I believe in synchronicities. Things do somehow "line up" when you are ready.
Two months ago I was invited to a place called the Bardo in Inver Grove Heights. This a house, in a neighborhood, on a lovely plot of land, with a garden and bees and very specially curated bedrooms and bathrooms for people who are definitely on their way out of this world. I was one of about twenty coaches invited to learn about this special place and bring attention around death. Of all things for life coaches--it's time to give energy to death.
Of the twenty coaches there, two of us chose to get trained in hosting what is called a "Death Cafe." This is a social event, for anyone who wants to talk about their thoughts about death.

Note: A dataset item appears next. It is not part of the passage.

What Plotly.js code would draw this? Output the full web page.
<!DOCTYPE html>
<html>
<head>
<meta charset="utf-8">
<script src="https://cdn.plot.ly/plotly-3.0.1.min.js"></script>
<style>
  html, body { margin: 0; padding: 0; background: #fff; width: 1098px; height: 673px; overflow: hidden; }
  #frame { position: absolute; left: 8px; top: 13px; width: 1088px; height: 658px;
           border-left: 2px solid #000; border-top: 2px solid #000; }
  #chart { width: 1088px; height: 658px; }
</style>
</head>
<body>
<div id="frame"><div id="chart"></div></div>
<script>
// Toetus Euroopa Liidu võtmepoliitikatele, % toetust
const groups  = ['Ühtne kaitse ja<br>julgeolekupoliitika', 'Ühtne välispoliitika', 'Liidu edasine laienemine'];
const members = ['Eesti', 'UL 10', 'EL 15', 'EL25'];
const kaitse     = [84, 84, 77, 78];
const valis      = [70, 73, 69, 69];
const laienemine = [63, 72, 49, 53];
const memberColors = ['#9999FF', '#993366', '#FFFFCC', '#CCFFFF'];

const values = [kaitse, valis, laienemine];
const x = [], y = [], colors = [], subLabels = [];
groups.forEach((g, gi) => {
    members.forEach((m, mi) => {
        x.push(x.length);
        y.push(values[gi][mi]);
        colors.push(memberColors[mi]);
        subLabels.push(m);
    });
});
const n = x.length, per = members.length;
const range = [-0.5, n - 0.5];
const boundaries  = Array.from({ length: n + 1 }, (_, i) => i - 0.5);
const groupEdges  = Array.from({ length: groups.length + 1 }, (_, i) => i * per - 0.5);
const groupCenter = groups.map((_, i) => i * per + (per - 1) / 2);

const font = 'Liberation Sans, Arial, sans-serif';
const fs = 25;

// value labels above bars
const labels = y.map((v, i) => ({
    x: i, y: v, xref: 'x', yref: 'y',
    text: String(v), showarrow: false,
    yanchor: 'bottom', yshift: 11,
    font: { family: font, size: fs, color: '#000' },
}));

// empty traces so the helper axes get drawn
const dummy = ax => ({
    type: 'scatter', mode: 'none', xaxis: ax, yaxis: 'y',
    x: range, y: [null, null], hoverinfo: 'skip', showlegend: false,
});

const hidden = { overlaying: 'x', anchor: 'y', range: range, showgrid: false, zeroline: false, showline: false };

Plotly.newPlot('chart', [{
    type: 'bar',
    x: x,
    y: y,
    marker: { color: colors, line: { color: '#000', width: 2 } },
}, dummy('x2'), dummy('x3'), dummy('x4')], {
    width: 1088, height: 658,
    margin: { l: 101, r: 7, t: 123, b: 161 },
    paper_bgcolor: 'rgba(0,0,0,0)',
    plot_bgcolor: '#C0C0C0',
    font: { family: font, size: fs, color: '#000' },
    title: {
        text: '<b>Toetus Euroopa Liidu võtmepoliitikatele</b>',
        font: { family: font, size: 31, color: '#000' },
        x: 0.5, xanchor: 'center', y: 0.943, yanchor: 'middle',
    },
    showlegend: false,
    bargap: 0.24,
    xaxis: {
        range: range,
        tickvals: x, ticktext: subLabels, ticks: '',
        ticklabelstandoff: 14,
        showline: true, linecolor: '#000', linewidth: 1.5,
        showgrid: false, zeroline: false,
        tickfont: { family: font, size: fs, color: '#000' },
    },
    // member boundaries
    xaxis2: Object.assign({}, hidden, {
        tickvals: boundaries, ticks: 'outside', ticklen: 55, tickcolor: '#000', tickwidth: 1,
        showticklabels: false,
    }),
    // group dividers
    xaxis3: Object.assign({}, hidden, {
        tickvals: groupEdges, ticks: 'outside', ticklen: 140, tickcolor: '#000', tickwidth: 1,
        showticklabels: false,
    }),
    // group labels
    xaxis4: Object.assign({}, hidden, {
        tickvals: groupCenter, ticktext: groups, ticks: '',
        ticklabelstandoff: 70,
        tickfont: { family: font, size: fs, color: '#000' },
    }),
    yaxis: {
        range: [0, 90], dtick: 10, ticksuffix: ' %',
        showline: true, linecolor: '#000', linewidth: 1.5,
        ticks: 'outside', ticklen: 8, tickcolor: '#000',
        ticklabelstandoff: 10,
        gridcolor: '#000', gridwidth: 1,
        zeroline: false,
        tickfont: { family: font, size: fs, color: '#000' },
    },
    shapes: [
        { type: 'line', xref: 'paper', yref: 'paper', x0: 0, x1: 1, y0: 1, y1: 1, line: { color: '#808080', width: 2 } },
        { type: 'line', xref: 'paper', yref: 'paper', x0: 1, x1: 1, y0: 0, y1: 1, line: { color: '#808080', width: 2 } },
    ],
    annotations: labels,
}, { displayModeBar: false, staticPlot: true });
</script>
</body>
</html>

It's not grief support group or end of life planning training. It's a social occasion to give what is waiting for us all, some breathing space--and some community--and some normalization around what is a very "normal" part of life, but presently has so much fear attached. This started in the UK, and tea and cake are required.
Since learning about this, I have heard of "drafts and death" cafes held at breweries. There is one death cafe held monthly in NE Minneapolis at an art gallery. The Marsh is going to be hosting them too. They can be held online as well. I am presently looking for a venue and considering options.

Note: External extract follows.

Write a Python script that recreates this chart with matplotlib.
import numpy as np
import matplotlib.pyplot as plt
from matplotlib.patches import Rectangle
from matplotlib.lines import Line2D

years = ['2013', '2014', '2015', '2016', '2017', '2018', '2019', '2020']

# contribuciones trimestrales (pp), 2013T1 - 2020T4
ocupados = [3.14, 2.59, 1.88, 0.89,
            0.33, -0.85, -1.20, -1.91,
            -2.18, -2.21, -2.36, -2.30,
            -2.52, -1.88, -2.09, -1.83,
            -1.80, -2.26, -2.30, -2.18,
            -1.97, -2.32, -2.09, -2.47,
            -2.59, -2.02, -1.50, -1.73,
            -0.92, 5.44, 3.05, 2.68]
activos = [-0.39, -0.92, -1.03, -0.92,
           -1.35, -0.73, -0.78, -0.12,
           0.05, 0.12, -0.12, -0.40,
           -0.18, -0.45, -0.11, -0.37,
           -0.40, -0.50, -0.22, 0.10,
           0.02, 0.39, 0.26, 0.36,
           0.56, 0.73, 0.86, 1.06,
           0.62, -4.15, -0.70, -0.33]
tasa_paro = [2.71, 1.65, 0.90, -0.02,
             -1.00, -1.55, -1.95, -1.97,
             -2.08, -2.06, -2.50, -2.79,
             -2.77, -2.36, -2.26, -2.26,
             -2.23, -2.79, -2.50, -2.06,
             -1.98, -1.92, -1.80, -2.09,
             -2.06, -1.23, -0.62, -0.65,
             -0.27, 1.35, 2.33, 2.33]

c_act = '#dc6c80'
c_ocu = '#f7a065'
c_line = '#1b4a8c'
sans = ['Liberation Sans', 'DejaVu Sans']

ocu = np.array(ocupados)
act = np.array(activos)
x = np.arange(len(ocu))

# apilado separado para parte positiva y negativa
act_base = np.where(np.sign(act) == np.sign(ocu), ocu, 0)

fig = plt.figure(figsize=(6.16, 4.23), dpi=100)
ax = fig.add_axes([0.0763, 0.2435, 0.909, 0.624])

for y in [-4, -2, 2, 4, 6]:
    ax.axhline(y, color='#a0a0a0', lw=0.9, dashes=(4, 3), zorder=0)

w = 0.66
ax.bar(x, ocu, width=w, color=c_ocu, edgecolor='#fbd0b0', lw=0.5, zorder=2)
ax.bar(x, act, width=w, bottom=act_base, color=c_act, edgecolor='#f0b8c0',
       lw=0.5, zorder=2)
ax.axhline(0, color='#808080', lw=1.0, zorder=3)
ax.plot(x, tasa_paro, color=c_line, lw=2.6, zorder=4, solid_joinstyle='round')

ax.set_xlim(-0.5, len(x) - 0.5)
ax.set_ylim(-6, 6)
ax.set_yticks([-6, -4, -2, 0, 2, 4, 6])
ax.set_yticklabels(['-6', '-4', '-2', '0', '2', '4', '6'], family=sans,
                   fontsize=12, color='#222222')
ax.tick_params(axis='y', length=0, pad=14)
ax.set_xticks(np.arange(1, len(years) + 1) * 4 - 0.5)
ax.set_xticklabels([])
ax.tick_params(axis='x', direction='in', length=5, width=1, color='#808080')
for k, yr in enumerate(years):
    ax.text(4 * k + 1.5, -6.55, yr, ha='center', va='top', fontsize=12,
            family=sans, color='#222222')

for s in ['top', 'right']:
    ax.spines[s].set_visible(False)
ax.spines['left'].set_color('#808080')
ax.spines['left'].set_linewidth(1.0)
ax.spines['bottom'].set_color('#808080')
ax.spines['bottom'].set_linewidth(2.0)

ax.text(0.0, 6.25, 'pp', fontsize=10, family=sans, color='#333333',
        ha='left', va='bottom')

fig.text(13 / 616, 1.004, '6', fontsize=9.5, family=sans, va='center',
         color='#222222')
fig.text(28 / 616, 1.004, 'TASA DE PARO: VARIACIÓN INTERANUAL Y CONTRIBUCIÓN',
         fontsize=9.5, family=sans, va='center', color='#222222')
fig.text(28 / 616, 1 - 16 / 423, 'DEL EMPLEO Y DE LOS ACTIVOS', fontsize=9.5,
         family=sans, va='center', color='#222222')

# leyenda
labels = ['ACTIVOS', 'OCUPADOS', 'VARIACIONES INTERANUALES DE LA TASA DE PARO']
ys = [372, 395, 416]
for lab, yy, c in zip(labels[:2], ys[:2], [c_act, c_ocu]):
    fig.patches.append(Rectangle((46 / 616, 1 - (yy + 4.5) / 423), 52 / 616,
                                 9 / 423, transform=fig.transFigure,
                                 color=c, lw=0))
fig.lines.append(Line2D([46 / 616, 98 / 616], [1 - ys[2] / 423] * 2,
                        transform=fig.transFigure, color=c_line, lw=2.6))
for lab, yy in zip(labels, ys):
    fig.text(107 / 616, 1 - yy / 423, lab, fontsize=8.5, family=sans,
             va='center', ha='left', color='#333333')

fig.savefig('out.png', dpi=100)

We talk about weddings and have showers and parties. We talk about birth and gather and anticipate the big moment that is to come. We celebrate the milestones of life with religious communities, families, support groups, schools, and this too--death, can be talked about without the dread of the great unknown attached to it, so that it can be normalized. This is one experience that for sure is going to happen to every single one of us.
One of the most curious things about thinking about the end--is that we then become very intentional about the NOW. Our lives matter on our best days and our worst days. Our life means something more than just going to work, striving/striving/striving and pushing along. And oddly, when you start talking about the end game (oh, I'll bring the fun here too) we want the NOW game to matter on our terms.
If you'd like to be kept informed about what's next, let me know. I am planning what and where and also maybe online too.
In the meantime, make the most of this halfway point in the calendar year--this one third the way point into our summer of 2025--and enjoy yourself. As you are. No excuses. No apologies. No regrets.
I am always cheering you on...even when I may go quiet for a bit.